I've run X (Twitter) accounts where I was posting once a week from a generic social media calendar, and I've run X accounts where I was posting five times a day from a calendar built specifically for the platform. The second approach grew twenty times faster. Not because I was suddenly more creative — but because the calendar finally matched the rhythm of the platform.
X is a weird beast. Unlike Instagram, where one post a day is plenty, or LinkedIn, where three posts a week is the sweet spot, X rewards volume, reply activity, and thread craftsmanship. If you try to plan X content in the same spreadsheet you use for Instagram, you'll end up with columns you don't need and missing columns you desperately do. So I built a dedicated X content calendar template, and in this post I'm going to walk you through it, explain why each field exists, and give you the formats to copy.
This is a spoke post in my free social media content calendar templates hub — if you manage multiple platforms, start there first and then come back for the X-specific version.
Why X needs its own template
Three reasons your generic content calendar is failing on X.
Daily volume. Growth accounts on X post between three and ten times a day. That's 20-70 posts a week. If your calendar template only has rows for one post a day, you're going to blow past its structure by Tuesday and give up by Thursday. X calendars need to be dense.

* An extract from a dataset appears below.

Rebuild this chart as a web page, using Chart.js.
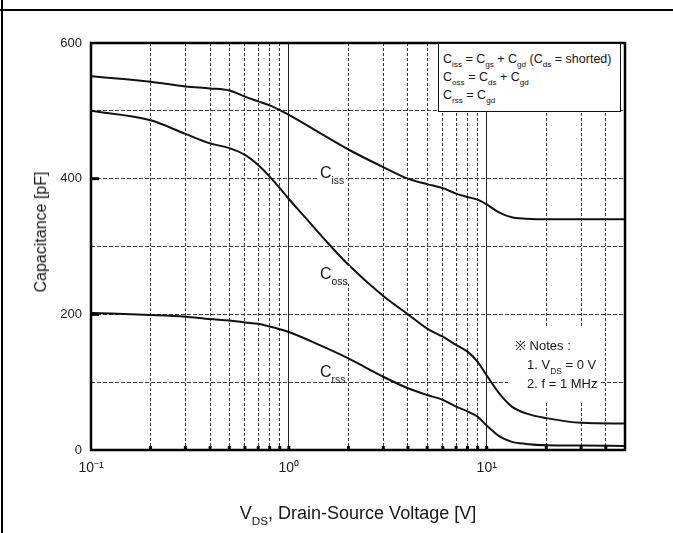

Threads vs singles. A single post is one row in a spreadsheet. A thread is one row with ten children. Your calendar needs a way to represent both — and to track them differently, because threads take longer to write, perform differently, and need their own hook-testing process.
Reply strategy. This is the big one. On X, replying to bigger accounts is arguably more important for growth than posting original content. Your calendar needs a "who am I replying to today" column, or you'll forget to do the one activity that actually moves the follower needle.
I cover these dynamics in more depth in how to get more X followers, but the short version: X is a conversation platform masquerading as a publishing platform, and your content calendar needs to reflect that.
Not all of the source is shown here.